Dear R community,
Package bit version 1.1-3 and ff version 2.1.2 is available on CRAN and should
be useful to handle large datasets.
It adds convenient utilities for managing ff objects and files (see ?ffsave) and
removes some performance bottlenecks.
In case you experience unexpected performance problems with ff, here is a couple
of recommendations based on FAQs:
1) Compare the size of data to be written at the same time to available RAM for
your filesystem cache.
If the data exceeds available RAM, then consider using
caching="mmeachflush" instead of caching="mmnoflush", this
will make write operations predictably slower but prevent write storms stalling
some systems (observed under NTFS win32+64).

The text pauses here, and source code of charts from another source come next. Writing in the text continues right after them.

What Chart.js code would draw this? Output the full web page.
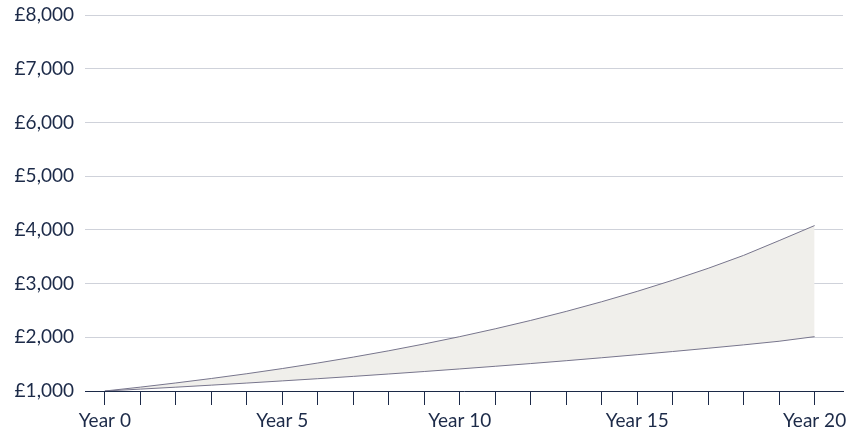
<!DOCTYPE html>
<html>
<head>
<meta charset="utf-8">
<script src="https://cdn.jsdelivr.net/npm/chart.js@4"></script>
<style>
  html, body { margin: 0; padding: 0; background: #fff; }
  #wrap { width: 861px; height: 436px; }
</style>
</head>
<body>
<div id="wrap"><canvas id="myChart"></canvas></div>
<script>
const years = [0, 1, 2, 3, 4, 5, 6, 7, 8, 9, 10, 11, 12, 13, 14, 15, 16, 17, 18, 19, 20];
const upperValues = [1000, 1072, 1150, 1233, 1322, 1418, 1521, 1631, 1749, 1876, 2012, 2158, 2314, 2482, 2662, 2855, 3062, 3284, 3525, 3800, 4080];
const lowerValues = [1000, 1035, 1071, 1109, 1148, 1188, 1229, 1272, 1317, 1363, 1411, 1460, 1511, 1564, 1619, 1676, 1735, 1796, 1859, 1926, 2012];
const yTicks = [1000, 2000, 3000, 4000, 5000, 6000, 7000, 8000];

const navy = '#1c2a48';
const lineColour = '#77758c';

const ctx = document.getElementById('myChart').getContext('2d');
const myChart = new Chart(ctx, {
    type: 'line',
    data: {
        datasets: [{
            label: 'Lower',
            data: years.map((y, i) => ({ x: y, y: lowerValues[i] })),
            borderColor: lineColour,
            borderWidth: 1,
            pointRadius: 0,
            fill: false
        }, {
            label: 'Upper',
            data: years.map((y, i) => ({ x: y, y: upperValues[i] })),
            borderColor: lineColour,
            borderWidth: 1,
            pointRadius: 0,
            backgroundColor: '#f0efeb',
            fill: '-1'
        }]
    },
    options: {
        responsive: true,
        maintainAspectRatio: false,
        animation: false,
        layout: { padding: { top: 15, right: 18, bottom: 0, left: 0 } },
        plugins: { legend: { display: false }, tooltip: { enabled: false } },
        scales: {
            x: {
                type: 'linear',
                min: -0.56,
                max: 20.8,
                afterFit: s => { s.height = 45; s.paddingLeft = 0; s.paddingRight = 0; },
                afterBuildTicks: s => { s.ticks = years.map(v => ({ value: v })); },
                ticks: {
                    autoSkip: false,
                    maxRotation: 0,
                    padding: 4,
                    color: navy,
                    font: { family: 'Lato', size: 19 },
                    callback: v => (v % 5 === 0 ? 'Year ' + v : '')
                },
                grid: { drawOnChartArea: false, drawTicks: true, tickLength: 14, tickColor: navy, tickWidth: 1 },
                border: { display: true, color: navy, width: 1 }
            },
            y: {
                min: 1000,
                max: 8000,
                afterFit: s => { s.width = 85; s.paddingTop = 0; s.paddingBottom = 0; },
                afterBuildTicks: s => { s.ticks = yTicks.map(v => ({ value: v })); },
                ticks: {
                    padding: 11,
                    color: navy,
                    font: { family: 'Lato', size: 19 },
                    callback: v => '£' + v.toLocaleString('en-GB')
                },
                grid: { color: '#cfd2da', drawTicks: false },
                border: { display: false }
            }
        }
    }
});
</script>
</body>
</html>
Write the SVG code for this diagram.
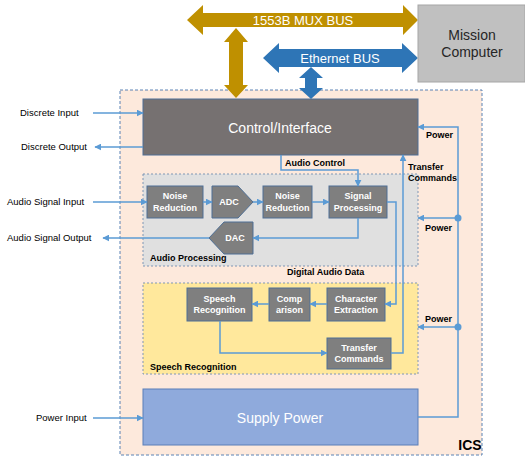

You can set ff's caching option
either with options(ffcaching="mmeachflush") before creating ff
objects
or create ff objects with ffobj <- ff(...,
caching="mmeachflush")
or open your existing ff object with open(ffobj,
caching="mmeachflush") (while it is closed)
ff objects will remember this setting
2) If you use caching="mmnoflush": check the writeback cache
configuration of your filesystem (e.g. set data=writeback for ext3, tune limits
for dirty pages, consider different filesystem, consider different OS).
3) Choose a reasonable size for options("ffbatchbytes"), which limits
the amount of RAM used for one chunk.
With too small chunks you pay more performance overhead.
Note that bigger chunks are not always better, for example if you distribute
chunked processing on many cores or if some operation involved does not scale
well with chunk size.
Final remark: testing ff access functionality on a Core i7 920 (4 cores, 8
cores with HT) shows that hyperthreading with 8 parallel processes (snowfall,
sockets) gives about 5x the performance of a single process, but already 7
processes with HT perform worse than 4 processes without HT. Conclusion: if a
machine is dedicated to R for RAM-critical applications, try switching
hyperthreading off.
Hope you find this useful. We appreciate any feedback.